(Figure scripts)
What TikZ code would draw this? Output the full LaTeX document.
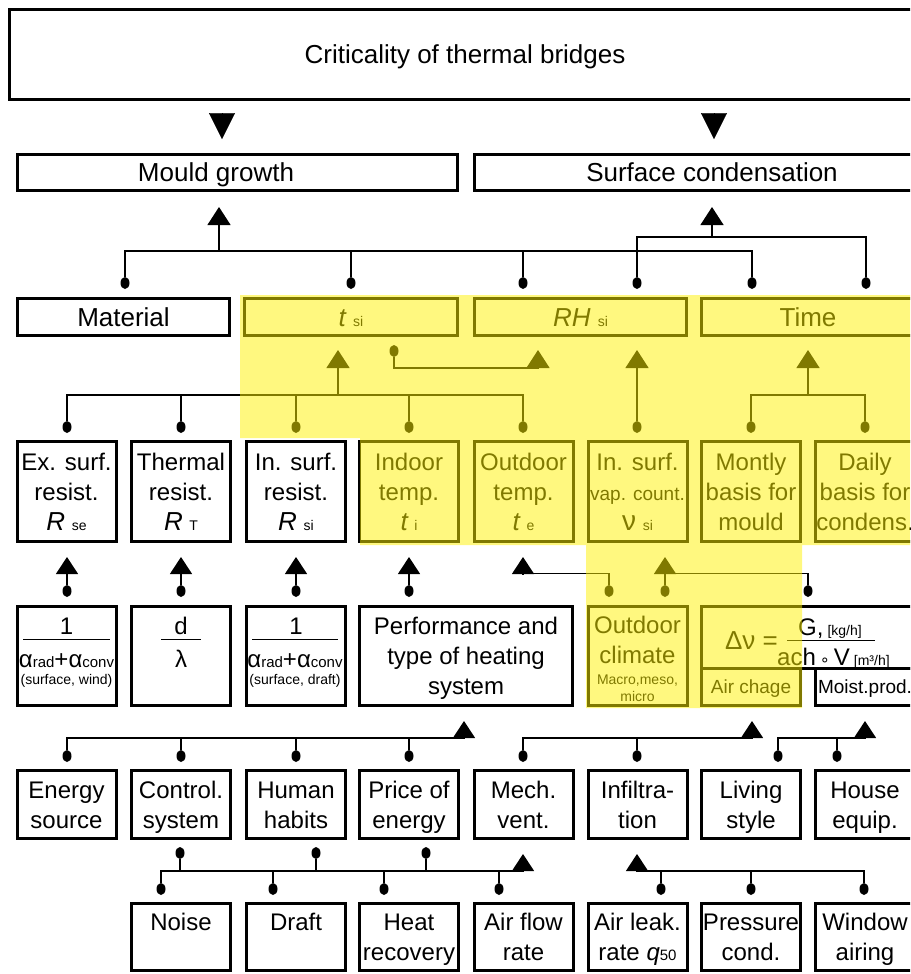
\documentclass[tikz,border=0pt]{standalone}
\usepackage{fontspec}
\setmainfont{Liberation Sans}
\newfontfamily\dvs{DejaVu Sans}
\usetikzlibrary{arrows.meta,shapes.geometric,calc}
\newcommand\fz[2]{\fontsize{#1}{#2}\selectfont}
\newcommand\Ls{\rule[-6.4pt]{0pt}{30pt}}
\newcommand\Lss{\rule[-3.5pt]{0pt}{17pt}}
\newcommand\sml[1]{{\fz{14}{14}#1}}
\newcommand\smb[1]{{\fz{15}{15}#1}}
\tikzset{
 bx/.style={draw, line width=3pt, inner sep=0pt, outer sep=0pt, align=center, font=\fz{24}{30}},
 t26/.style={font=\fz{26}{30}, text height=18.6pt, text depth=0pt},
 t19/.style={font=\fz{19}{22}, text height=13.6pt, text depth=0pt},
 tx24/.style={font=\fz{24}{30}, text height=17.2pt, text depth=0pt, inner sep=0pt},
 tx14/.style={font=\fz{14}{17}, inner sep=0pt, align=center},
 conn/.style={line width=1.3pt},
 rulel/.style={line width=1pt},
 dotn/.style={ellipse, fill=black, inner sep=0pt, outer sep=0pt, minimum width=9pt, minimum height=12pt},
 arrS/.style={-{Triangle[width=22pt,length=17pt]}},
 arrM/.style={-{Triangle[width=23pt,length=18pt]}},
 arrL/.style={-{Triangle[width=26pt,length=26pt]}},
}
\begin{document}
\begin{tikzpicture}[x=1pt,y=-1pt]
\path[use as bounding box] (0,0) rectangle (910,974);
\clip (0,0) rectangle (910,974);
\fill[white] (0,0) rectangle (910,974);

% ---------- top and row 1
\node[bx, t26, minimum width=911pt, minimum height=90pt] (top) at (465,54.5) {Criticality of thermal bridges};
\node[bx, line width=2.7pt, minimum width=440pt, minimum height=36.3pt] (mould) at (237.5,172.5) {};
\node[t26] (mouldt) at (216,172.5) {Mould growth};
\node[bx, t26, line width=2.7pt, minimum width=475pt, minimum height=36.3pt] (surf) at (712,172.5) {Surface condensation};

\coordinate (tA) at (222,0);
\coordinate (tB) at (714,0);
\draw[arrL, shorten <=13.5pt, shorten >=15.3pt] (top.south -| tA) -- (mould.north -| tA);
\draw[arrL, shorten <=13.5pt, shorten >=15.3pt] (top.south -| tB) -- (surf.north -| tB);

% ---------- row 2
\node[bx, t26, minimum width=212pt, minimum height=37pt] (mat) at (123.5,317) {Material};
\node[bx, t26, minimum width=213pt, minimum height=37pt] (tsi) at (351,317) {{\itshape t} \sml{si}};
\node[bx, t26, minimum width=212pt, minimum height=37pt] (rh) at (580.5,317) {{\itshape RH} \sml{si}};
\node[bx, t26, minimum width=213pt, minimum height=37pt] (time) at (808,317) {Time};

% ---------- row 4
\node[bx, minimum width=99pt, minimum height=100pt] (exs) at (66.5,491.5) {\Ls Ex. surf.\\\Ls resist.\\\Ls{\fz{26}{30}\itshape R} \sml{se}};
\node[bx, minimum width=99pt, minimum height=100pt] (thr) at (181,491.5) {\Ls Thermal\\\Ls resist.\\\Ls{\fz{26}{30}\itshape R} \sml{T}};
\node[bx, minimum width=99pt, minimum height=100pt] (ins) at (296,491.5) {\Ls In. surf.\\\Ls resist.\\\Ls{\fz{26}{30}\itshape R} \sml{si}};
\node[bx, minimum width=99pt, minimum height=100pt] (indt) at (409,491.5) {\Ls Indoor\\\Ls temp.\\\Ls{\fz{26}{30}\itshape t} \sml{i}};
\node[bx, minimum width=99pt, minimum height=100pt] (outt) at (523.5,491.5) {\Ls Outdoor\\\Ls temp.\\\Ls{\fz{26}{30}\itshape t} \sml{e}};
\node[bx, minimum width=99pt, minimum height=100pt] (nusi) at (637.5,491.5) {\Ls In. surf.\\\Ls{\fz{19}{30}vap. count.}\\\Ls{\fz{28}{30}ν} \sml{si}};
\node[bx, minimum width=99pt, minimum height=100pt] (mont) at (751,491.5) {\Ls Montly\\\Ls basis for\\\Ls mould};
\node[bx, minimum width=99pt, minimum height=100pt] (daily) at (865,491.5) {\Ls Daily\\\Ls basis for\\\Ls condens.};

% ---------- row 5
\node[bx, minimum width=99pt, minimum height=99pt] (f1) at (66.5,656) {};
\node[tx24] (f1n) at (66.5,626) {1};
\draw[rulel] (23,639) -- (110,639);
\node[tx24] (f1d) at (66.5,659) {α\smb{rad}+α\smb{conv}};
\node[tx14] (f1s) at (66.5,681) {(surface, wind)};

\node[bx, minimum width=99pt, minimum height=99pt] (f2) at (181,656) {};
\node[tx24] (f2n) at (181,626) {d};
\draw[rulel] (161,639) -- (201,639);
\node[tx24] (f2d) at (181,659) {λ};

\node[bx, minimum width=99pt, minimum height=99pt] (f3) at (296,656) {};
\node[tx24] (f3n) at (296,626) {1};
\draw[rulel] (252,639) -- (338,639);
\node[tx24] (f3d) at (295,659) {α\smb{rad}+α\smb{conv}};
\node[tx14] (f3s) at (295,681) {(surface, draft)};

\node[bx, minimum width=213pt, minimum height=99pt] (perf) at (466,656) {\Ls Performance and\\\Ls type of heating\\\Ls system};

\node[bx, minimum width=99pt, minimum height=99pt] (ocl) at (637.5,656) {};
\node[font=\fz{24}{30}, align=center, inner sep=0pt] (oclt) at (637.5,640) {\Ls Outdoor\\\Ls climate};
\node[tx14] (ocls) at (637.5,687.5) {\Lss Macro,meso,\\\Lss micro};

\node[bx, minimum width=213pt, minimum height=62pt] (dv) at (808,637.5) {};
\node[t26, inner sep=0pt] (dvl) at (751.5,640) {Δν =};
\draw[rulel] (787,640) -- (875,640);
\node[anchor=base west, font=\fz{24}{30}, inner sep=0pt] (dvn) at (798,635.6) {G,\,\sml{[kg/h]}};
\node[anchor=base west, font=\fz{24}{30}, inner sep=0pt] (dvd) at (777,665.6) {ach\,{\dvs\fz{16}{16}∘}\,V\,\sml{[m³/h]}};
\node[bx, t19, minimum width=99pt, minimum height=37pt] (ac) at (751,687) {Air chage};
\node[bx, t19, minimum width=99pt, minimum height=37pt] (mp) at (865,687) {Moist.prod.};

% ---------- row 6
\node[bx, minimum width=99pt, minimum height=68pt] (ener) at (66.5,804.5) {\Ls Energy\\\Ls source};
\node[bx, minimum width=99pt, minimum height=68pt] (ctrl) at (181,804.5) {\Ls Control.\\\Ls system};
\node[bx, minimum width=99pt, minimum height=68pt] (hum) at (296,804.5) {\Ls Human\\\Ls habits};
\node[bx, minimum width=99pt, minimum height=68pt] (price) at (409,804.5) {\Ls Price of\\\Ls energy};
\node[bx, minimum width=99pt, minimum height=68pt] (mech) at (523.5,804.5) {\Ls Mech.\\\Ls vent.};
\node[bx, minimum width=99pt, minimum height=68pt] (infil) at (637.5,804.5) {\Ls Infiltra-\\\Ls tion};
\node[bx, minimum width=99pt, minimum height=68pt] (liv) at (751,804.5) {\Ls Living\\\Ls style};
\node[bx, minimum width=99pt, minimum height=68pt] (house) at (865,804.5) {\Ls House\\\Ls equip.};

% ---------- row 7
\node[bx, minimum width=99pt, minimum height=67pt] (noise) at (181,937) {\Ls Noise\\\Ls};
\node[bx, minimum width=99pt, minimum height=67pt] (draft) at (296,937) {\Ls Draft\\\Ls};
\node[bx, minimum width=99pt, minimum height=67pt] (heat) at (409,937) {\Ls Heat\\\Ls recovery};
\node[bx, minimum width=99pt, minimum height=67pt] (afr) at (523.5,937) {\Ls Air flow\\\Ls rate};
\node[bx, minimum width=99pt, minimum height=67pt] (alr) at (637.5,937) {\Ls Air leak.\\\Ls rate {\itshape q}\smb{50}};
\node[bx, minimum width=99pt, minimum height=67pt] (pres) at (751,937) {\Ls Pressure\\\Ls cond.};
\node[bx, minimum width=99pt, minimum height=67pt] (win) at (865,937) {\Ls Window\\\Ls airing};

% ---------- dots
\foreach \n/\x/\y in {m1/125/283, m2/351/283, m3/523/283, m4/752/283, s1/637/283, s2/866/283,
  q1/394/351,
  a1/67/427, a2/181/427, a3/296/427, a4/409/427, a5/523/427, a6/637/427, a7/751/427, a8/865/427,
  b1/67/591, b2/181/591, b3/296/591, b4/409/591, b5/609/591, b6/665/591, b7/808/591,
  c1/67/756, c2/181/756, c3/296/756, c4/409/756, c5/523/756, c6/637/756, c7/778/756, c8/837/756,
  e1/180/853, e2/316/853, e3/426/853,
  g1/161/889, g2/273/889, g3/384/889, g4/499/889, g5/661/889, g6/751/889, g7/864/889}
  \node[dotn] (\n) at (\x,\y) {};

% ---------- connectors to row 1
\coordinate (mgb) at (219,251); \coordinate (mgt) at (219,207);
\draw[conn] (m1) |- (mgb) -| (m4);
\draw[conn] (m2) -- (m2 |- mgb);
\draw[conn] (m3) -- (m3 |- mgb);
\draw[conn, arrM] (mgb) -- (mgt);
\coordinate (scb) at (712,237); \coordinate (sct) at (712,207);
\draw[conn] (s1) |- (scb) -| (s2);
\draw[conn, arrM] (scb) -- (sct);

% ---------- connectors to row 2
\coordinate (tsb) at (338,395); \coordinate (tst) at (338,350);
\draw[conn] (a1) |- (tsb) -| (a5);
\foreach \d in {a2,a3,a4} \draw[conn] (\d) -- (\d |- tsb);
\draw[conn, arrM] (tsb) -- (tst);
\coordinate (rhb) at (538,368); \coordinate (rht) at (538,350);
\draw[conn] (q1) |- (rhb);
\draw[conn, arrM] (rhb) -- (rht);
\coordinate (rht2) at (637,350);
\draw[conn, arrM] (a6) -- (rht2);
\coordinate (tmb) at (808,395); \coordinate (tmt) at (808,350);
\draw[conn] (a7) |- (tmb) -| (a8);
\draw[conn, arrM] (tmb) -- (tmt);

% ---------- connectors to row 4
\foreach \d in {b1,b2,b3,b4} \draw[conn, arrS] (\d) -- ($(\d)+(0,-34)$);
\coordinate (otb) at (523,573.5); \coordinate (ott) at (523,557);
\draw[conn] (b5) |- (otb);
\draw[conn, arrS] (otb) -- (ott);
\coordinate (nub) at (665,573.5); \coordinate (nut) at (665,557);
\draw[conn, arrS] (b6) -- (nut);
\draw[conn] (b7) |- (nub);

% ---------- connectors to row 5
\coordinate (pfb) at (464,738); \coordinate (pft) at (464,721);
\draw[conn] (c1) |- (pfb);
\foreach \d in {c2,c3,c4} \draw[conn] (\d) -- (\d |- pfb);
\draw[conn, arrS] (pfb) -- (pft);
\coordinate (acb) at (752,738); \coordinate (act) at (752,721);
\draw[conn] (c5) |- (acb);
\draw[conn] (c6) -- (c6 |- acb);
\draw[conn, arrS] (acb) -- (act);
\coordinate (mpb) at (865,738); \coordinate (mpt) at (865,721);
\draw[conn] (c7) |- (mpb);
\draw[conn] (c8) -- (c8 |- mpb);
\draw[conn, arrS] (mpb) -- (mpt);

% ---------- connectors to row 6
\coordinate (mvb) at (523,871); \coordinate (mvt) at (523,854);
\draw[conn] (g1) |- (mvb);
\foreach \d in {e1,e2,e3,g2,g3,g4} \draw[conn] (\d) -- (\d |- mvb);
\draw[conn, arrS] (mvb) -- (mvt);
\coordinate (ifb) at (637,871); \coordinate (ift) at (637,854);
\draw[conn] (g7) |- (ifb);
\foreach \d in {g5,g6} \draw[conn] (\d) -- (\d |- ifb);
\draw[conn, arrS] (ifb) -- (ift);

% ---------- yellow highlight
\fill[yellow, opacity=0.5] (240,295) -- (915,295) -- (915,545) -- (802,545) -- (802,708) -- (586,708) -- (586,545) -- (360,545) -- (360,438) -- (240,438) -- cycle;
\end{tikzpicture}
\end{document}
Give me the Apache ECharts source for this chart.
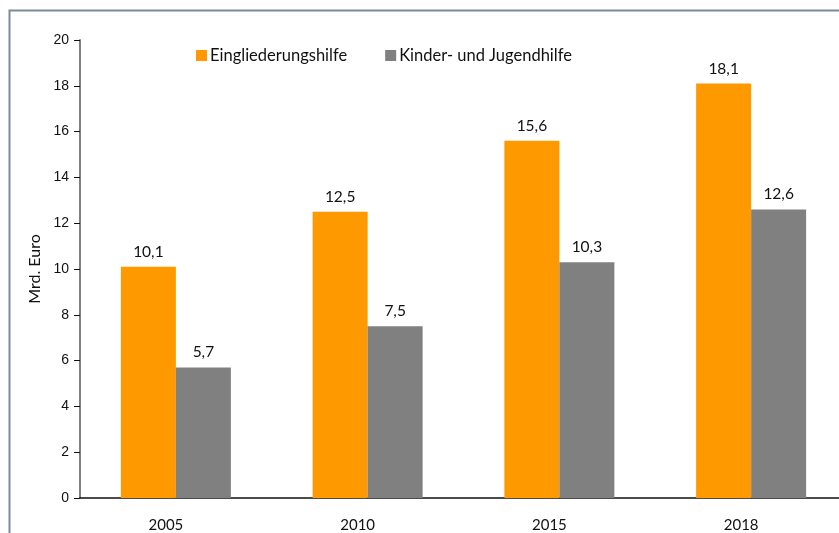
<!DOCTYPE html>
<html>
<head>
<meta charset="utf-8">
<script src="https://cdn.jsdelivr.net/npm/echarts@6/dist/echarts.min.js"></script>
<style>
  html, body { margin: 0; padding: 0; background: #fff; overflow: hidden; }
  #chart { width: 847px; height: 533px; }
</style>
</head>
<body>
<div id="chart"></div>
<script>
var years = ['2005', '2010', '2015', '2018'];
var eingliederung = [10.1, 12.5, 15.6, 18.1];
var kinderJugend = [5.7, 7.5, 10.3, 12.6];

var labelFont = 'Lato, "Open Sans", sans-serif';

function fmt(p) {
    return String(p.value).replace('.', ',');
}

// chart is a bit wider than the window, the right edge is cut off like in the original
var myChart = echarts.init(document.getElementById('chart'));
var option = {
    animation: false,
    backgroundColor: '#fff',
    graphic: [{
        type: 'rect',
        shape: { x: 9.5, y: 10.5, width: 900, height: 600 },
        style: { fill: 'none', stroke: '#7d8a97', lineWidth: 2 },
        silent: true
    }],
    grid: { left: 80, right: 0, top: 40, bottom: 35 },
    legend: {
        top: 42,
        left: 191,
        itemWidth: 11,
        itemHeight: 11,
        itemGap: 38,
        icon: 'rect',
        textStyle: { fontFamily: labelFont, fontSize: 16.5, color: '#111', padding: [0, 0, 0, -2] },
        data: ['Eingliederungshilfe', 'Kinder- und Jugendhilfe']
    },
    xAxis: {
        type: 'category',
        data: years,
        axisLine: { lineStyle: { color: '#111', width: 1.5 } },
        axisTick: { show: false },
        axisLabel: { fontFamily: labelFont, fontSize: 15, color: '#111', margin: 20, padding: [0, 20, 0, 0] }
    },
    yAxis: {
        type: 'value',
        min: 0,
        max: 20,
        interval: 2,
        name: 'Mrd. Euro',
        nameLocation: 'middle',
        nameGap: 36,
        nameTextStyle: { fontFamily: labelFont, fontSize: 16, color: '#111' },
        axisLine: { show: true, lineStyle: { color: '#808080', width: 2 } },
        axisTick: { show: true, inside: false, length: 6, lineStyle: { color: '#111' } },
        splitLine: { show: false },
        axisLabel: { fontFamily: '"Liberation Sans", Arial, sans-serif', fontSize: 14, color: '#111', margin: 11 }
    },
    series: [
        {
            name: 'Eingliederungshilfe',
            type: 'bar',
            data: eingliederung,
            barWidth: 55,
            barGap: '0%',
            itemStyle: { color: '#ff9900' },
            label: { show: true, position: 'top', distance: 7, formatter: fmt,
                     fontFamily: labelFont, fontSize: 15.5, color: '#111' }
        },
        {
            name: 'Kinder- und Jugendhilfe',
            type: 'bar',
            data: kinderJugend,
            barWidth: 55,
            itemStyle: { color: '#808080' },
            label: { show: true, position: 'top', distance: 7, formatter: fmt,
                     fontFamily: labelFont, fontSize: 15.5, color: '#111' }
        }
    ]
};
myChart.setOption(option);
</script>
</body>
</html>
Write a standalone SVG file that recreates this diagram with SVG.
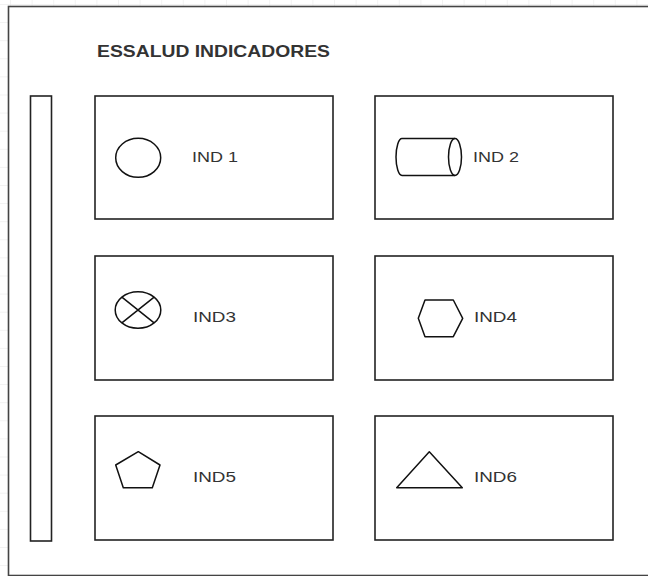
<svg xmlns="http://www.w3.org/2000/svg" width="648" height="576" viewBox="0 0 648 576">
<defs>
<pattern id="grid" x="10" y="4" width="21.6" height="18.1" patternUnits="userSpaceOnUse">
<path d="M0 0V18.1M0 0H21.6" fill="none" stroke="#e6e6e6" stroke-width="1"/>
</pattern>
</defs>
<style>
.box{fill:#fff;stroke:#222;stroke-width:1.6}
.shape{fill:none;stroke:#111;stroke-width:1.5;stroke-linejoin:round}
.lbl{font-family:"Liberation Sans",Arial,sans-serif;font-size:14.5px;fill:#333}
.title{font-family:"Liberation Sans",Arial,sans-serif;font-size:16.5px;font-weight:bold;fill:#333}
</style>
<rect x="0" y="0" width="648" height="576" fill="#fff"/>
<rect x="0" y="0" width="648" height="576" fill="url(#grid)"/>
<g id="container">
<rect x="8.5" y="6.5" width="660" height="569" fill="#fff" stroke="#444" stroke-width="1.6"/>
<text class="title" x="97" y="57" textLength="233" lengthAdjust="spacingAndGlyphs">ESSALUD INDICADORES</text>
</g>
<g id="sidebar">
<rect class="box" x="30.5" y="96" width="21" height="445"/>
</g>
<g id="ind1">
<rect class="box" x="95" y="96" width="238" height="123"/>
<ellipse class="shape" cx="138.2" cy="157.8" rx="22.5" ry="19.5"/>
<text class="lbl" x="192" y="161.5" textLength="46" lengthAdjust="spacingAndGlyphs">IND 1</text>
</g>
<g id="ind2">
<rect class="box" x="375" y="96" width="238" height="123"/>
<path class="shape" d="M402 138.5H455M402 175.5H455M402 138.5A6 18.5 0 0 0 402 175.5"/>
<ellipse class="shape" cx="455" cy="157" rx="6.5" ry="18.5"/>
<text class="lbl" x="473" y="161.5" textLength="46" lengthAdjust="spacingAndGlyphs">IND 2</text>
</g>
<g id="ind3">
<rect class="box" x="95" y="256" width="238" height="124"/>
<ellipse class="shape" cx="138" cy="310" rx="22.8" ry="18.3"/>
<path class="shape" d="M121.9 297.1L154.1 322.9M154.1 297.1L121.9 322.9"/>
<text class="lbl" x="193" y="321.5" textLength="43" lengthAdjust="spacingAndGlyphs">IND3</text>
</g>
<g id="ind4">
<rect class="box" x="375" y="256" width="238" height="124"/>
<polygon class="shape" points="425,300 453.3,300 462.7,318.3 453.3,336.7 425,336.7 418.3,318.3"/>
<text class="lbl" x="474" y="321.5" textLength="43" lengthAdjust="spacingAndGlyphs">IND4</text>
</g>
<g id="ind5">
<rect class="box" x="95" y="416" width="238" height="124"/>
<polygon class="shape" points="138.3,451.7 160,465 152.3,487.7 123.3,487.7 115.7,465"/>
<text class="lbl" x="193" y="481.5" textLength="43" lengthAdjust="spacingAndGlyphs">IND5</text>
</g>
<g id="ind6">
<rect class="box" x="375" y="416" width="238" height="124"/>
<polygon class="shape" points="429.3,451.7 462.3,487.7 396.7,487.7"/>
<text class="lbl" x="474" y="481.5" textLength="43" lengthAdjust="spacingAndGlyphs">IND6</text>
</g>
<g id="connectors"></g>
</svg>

◆ **Brief**: Pick out every line holding the string "this" and return it.

◆ **Response**:
What TikZ code would draw this? Output the full LaTeX document.
Give me the Apache ECharts source for this chart.
Write a standalone SVG file that recreates this diagram with SVG.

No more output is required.